Operating Frequency Limits specify the range of the load considered in the simulation.

Number of frequency points has the same function in random vibration analysis as in the harmonic study. The solution from the random vibration study for any quantity will feature valleys and distinct peaks with the maximums of the response amplitudes. Random vibration study will therefore always solve for the solution where the operating frequency coincides with the natural frequencies. These are potentially critical locations where a resonance may occur. To obtain a smooth amplitude response function, the simulation solves for the solution at the additional points within each frequency band. The number of these additional points is controlled by this parameter.

Increasing Number of frequency points will make the calculation time longer, but will also provide a smoother solution. A smooth solution is important for the accurate integration of the resulting PSD curve in order to obtain accurate RMS values.
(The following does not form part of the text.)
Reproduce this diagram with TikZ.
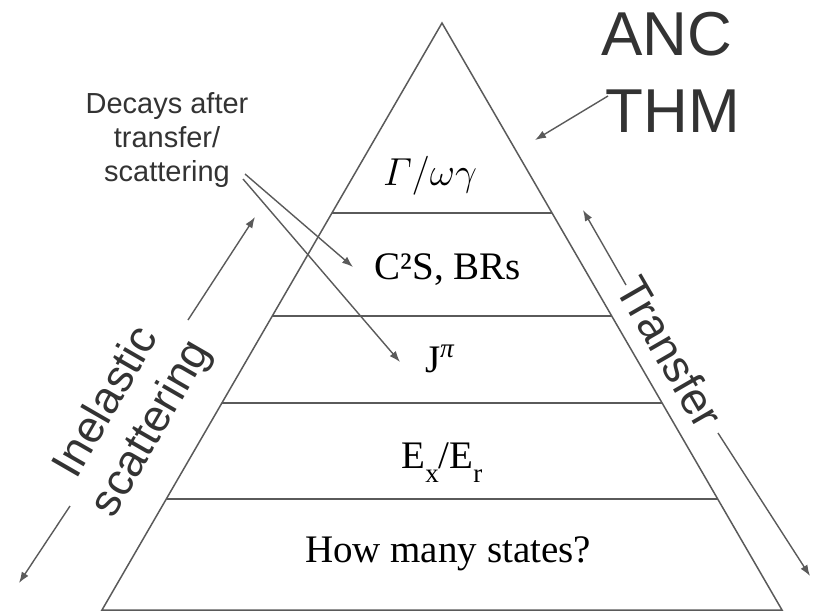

Correlation defines how much correlation between the nodes of the finite element model is required during the solution process. It is recommended that the Fully correlated option is always used. The Fully uncorrelated option should only be used if the system lacks sufficient computation power. The Partially correlated option is not used frequently.

The Advanced tab controls the solution Method, Gauss integration order, Biasing parameter, and Cross-mode cut-off ratio.

Two methods for the solution are available:

• Standard, where full random vibration solution is performed. This is the default selection and should always be used.
• Approximate, which assumes that the PSD of the exciting quantity is locally constant. This option should only be used if the system lacks sufficient power and the input PSD resembles the white noise locally.

Gauss integration order controls the order of the numerical integration required to integrate the output PSD curve in order to obtain the RMS of the resulting quantity. Default value of 2 is suitable for most of the solutions. If higher accuracy is required, set this option to 3.

Biasing parameter defines how the frequency points specified in the Number of frequency points option are spaced. A value of 1 ensures evenly distributed data; any value larger than 1 pushes points toward the natural frequency data locations at the center of the band. The typical value for this parameter is 2.

Cross-mode cut-off ratio controls interaction between highly spaced modes.